Listening: CNN and NPR

Watching: CNN

17 November 2000: Nasty, brutish, and short*

(Now there's a motto for you.) (Or it could describe my taste in shoes.)

I have got to stop wearing heels. If I'm not hip enough for Doc Martens, I have to find another sort of Oxford. I think I bought these pumps because I so very seldom even like shoes that I was desperate. This morning my knees hurt and I dreaded heels, because as comfortable as I, to my surprise, have found them, heels're still bad for my knees. So I unearthed my boots, the flat-soled, black leather, knee-length, no-zip, no stupid center seam, boots my sister gave me for Christmas nine years ago, and I'm wearing them. I had forgotten quite how big the hole between the right upper and sole is, but as long as the ground's not wet, I don't care. They're comfortable with my long black skirt and I'm all happy. My toes are happy. Some of the comfort I allegedly felt in my pumps was from having become accustomed to them, and another part of it was because they weren't as bad as they could be. I'm getting new boots.

---

Draco Dormiens Nunquam Tilillanus. This is allegedly the motto of Hogwarts as found on t-shirts and mugs and such sold in the Warner Bros. store. Translated as loosely as it's written, "Never tickle a sleeping dragon." Its syntax seems pretty sloppy, but I hardly know what I'm talking about there. I don't mind Rowling making up a fake Latin motto. What I mind is that this motto isn't Rowling's. Neither Jessie, Melissa, Dora, nor I remember it from the books. The motto appears on a Hogwarts crest. I don't mind anyone who isn't Rowling inventing a school crest for Hogwarts, but to invent a motto is too much like fan-fic, or worse, like making Calvin pee on a Chevy logo or Hobbes's post-dryer wobbliness being silk-screened on a t-shirt and called drunkenness.

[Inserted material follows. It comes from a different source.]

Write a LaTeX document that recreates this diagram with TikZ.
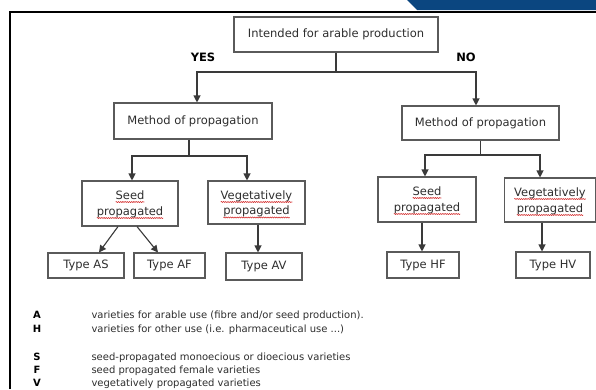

Bill Watterson would never license because he didn't believe in it. A whole bunch of fake Hobbes would settle forever the question of Hobbes's Reality, and he didn't want that. Licensing would cheapen his work and his characters. I don't mind the violation of copyright, of t-shirts imprinted with their stolen images in sunglasses dancing to classical music at 78 rpm at three in the morning. I don't mind Calvin or Hobbes appearing in Deadheads' artwork as they assimilate aspects of their culture, with Calvin appearing in a Seussian landscape populated with Bears' Choice, Snoopy, Opus, and the Lorax, over the caption "What a long strange trip it's been." Apologies to Watterson because I know why it bothers him and I respect his reasons, but that's fine with me: though violates Watterson's copyright it doesn't violate the characters' integrity. What I despise is Calvin and Hobbes reeling, as Watterson drew them, over the caption "Friends don't let Friends Beergoggle." Or Calvin in blackface making racist comments about Reagan-Anne in a surreal Breathed landscape. Those two I saw in college. And Calvin pissing on a Ford trunk, as depicted on a bumpersticker on a Chevy truck, and vice versa, which I continue to see. And Calvin, Charlie Brown, and Bill the Cat staggering wastedly over the caption "I get home with a little from my friends," which I saw on campus and at Dead shows. Calvin is six. Watterson's character didn't get sloppy drunk, didn't lust after anyone, and wasn't racist. To portray him as such violates the character, and that's what bothers me.

So to draw something Hogwarts-ish doesn't bother me, because who knows what the school crest might look like? But to put a motto on it is to put words in Rowling's mouth, or worse, in Dumbledore's or in those of the founders of Hogwarts.